To Publish Photos
But in a makeshift Band-Aid solution to the scandal, the royal family placed a non-legally binding ban on the publication of the naked Vegas photos of the prince. While it's more of a Scout's honour type ban, most newspapers have refrained from angering the royal house… Most, but not all.
The tabloid dirt master more commonly known as The Sun newspaper jumped the fence and plastered the notorious nude photo of Prince Harry on its front cover today with a zappy headline: "Heir It Is!"
Well of course it did.
Someone had to ignore the ban; it's no surprise it was The Sun. The newspaper explained that the motivators behind the cover were not ill wished; it wasn't aimed to ruffle any royal feathers, but to uphold the principles of "free press."
"This is about our readers getting involved in the discussion about the man who's third in line to the throne.
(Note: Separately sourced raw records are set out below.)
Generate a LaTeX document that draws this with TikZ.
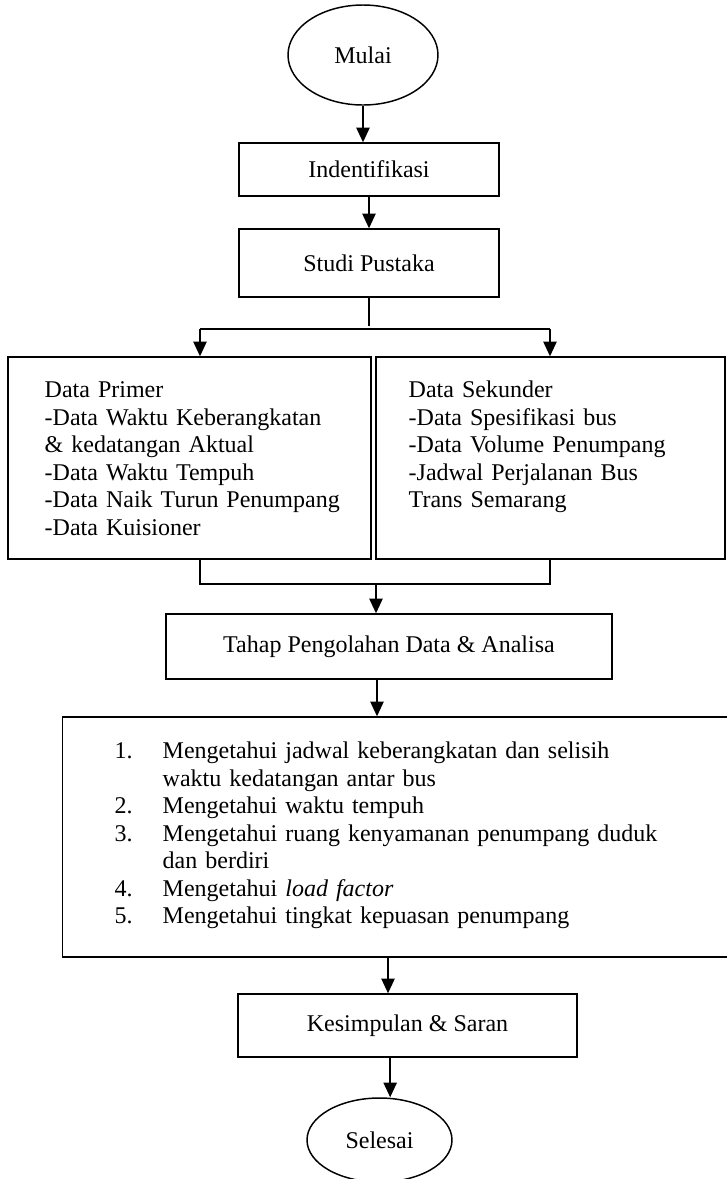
\documentclass[tikz,border=0pt]{standalone}
\usepackage{fontspec}
\setmainfont{Liberation Serif}
\usetikzlibrary{shapes.geometric}
\usetikzlibrary{arrows.meta}
\tikzstyle{terminal}=[ellipse,draw=black,inner sep=0mm]
\tikzstyle{process}=[rectangle,draw=black,inner sep=0mm]
\tikzstyle{textblock}=[anchor=north west,inner sep=0mm,align=left]
\tikzstyle{arrow}=[-{Triangle[length=11pt,width=10pt]}]
\tikzset{every picture/.style={
    line width=1.1pt
  }
}

\begin{document}
\begin{tikzpicture}[x=0.75pt,y=-0.75pt,font=\fontsize{18}{20.6}\selectfont]
    \useasboundingbox (0,0) rectangle (726,1179);
    \node[terminal,minimum width=112.5pt,minimum height=75pt] at (363,55) (mulai) {Mulai};
    \node[process,minimum width=195pt,minimum height=39.75pt] at (369,169.5) (ident) {Indentifikasi};
    \node[process,minimum width=195pt,minimum height=51pt] at (369,263) (studi) {Studi Pustaka};
    \node[process,minimum width=272.25pt,minimum height=151.5pt] at (189.5,458) (primer) {};
    \node[process,minimum width=261.75pt,minimum height=151.5pt] at (550.5,458) (sekunder) {};
    \node[textblock,text width=245pt] at (44,377.8) (primerteks) {\strut Data Primer\\
      \makebox[219.75pt][s]{-Data Waktu Keberangkatan}\\
      \& kedatangan Aktual\\
      -Data Waktu Tempuh\\
      -Data Naik Turun Penumpang\\
      -Data Kuisioner};
    \node[textblock,text width=230pt] at (408,377.8) (sekunderteks) {\strut Data Sekunder\\
      -Data Spesifikasi bus\\
      -Data Volume Penumpang\\
      \makebox[210pt][s]{-Jadwal Perjalanan Bus}\\
      Trans Semarang};
    \node[process,minimum width=334.5pt,minimum height=48.75pt] at (389,646.5) (tahap) {Tahap Pengolahan Data \& Analisa};
    \node[process,minimum width=502.5pt,minimum height=180pt] at (397.5,837) (hasil) {};
    \node[textblock,text width=420pt] at (114,738.8) (hasilteks) {\strut\makebox[36pt][l]{1.}Mengetahui jadwal keberangkatan dan selisih\\
      \hspace*{36pt}waktu kedatangan antar bus\\
      \makebox[36pt][l]{2.}Mengetahui waktu tempuh\\
      \makebox[36pt][l]{3.}Mengetahui ruang kenyamanan penumpang duduk\\
      \hspace*{36pt}dan berdiri\\
      \makebox[36pt][l]{4.}Mengetahui \textit{load factor}\\
      \makebox[36pt][l]{5.}Mengetahui tingkat kepuasan penumpang};
    \node[process,minimum width=254.25pt,minimum height=47.25pt] at (407.5,1025.5) (kesimpulan) {Kesimpulan \& Saran};
    \node[terminal,minimum width=108.75pt,minimum height=63pt] at (379.5,1140) (selesai) {Selesai};
    \coordinate (cabang) at (369,326);
    \coordinate (kiri) at (200,329);
    \coordinate (kanan) at (550,329);
    \coordinate (gabungkiri) at (200,584);
    \coordinate (gabungkanan) at (550,584);
    \coordinate (gabung) at (376,584);
    \coordinate (turun1) at ([xshift=-9pt]tahap.south);
    \coordinate (turun2) at ([xshift=-14.6pt]kesimpulan.north);
    \coordinate (turun3) at ([xshift=-13pt]kesimpulan.south);
    \draw[arrow] (mulai.south) -- (mulai.south |- ident.north);
    \draw[arrow] (ident) -- (studi);
    \draw (studi) -- (cabang);
    \draw (kiri) -- (kanan);
    \draw[arrow] (kiri) -- (kiri |- primer.north);
    \draw[arrow] (kanan) -- (kanan |- sekunder.north);
    \draw (gabungkiri |- primer.south) -- (gabungkiri) -- (gabungkanan) -- (gabungkanan |- sekunder.south);
    \draw[arrow] (gabung) -- (gabung |- tahap.north);
    \draw[arrow] (turun1) -- (turun1 |- hasil.north);
    \draw[arrow] (turun2 |- hasil.south) -- (turun2);
    \draw[arrow] (turun3) -- (turun3 |- selesai.north);
\end{tikzpicture}
\end{document}
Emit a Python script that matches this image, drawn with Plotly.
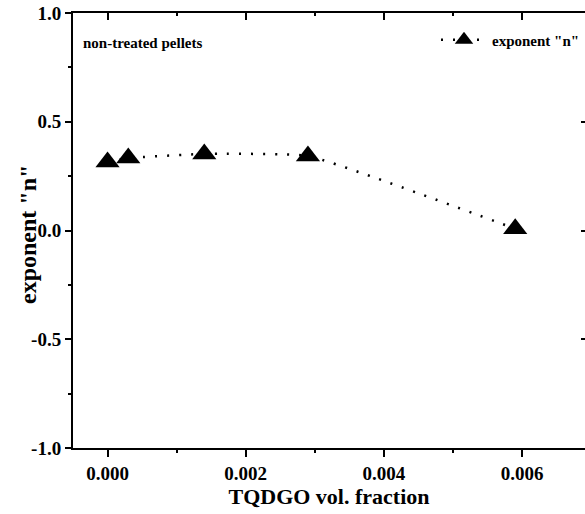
import plotly.graph_objects as go

# Measured exponent "n" versus TQDGO volume fraction (non-treated pellets)
vol_fraction = [0.0, 0.0003, 0.0014, 0.0029, 0.0059]
exponent_n = [0.315, 0.333, 0.352, 0.343, 0.008]

x_range = [-0.0005, 0.00691]
y_range = [-1.0, 1.0]
x_tick_vals = [0.000, 0.002, 0.004, 0.006]
x_tick_text = ["0.000", "0.002", "0.004", "0.006"]
y_tick_vals = [-1.0, -0.5, 0.0, 0.5, 1.0]
y_tick_text = ["-1.0", "-0.5", "0.0", "0.5", "1.0"]

SERIF = "Liberation Serif, Times New Roman, serif"
W, H = 585, 514
M = dict(l=73, r=0, t=13, b=66)
plot_w = W - M["l"] - M["r"]
plot_h = H - M["t"] - M["b"]


def px_to_paper_x(px):
    return (px - M["l"]) / plot_w


def px_to_paper_y(py):
    return (H - M["b"] - py) / plot_h


fig = go.Figure()
fig.add_trace(go.Scatter(
    x=vol_fraction, y=exponent_n,
    mode="lines+markers",
    name='exponent "n"',
    line=dict(color="black", width=2.5, dash="2px,10px", shape="spline", smoothing=0.35),
    marker=dict(symbol="triangle-up", size=21, color="black"),
))
# empty helper trace so the top/right mirror axes get their own subplot
fig.add_trace(go.Scatter(x=[], y=[], xaxis="x2", yaxis="y2", showlegend=False,
                         hoverinfo="skip"))

axis_common = dict(showgrid=False, zeroline=False, linecolor="black",
                   tickcolor="black", tickwidth=2, automargin=False)

fig.update_layout(
    width=W, height=H, margin=dict(M, autoexpand=False),
    paper_bgcolor="white", plot_bgcolor="white",
    font=dict(family=SERIF, color="black", weight="bold"),
    showlegend=True,
    legend=dict(x=1, y=px_to_paper_y(40), xanchor="right", yanchor="middle",
                itemwidth=46, bgcolor="rgba(0,0,0,0)",
                font=dict(size=15, family=SERIF, weight="bold")),
    xaxis=dict(
        range=x_range, tickmode="array", tickvals=x_tick_vals, ticktext=x_tick_text,
        showline=True, linewidth=2, ticks="outside", ticklen=7,
        minor=dict(ticks="outside", ticklen=3, tick0=0, dtick=0.001, tickcolor="black", tickwidth=2),
        tickfont=dict(size=19, family=SERIF, weight="bold"),
        title=dict(text="TQDGO vol. fraction", font=dict(size=22, family=SERIF, weight="bold"),
                   standoff=4),
        **axis_common,
    ),
    yaxis=dict(
        range=y_range, tickmode="array", tickvals=y_tick_vals, ticktext=y_tick_text,
        showline=True, linewidth=2, ticks="outside", ticklen=6,
        minor=dict(ticks="outside", ticklen=3, tick0=0, dtick=0.25, tickcolor="black", tickwidth=2),
        tickfont=dict(size=19, family=SERIF, weight="bold"),
        **axis_common,
    ),
    xaxis2=dict(
        overlaying="x", side="top", range=x_range, tickmode="array", tickvals=x_tick_vals,
        showticklabels=False, showline=True, linewidth=2, ticks="inside", ticklen=7,
        minor=dict(ticks="inside", ticklen=3, tick0=0, dtick=0.001, tickcolor="black", tickwidth=2),
        **axis_common,
    ),
    yaxis2=dict(
        overlaying="y", side="right", range=y_range, tickmode="array", tickvals=y_tick_vals,
        showticklabels=False, showline=False, ticks="inside", ticklen=4,
        **axis_common,
    ),
)

# y-axis title placed as rotated text beside the tick labels
fig.add_annotation(
    text='exponent "n"', xref="paper", yref="paper",
    x=px_to_paper_x(28), y=px_to_paper_y(235), xanchor="center", yanchor="middle",
    textangle=-90, showarrow=False,
    font=dict(size=24, family=SERIF, weight="bold", color="black"),
)

fig.add_annotation(
    text="non-treated pellets", xref="paper", yref="paper",
    x=px_to_paper_x(81), y=px_to_paper_y(43), xanchor="left", yanchor="middle",
    showarrow=False, font=dict(size=15, family=SERIF, weight="bold", color="black"),
)

fig.write_html("out.html")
It's as simple as that," editor David Dinsmore stated.
Of course, the newspaper did not just publish the photos. It also included an analysis of Harry's careless actions that led to the existence of such photos in the first place. Now his military and royal future are in jeopardy.
And that must be addressed.
To what extent does a royal's private life become our concern or our business? Should Harry be chastised for this "slip-up"? Do you think The Sun should or should not have published the scandalous photos?
There has been no comment from any royal representative.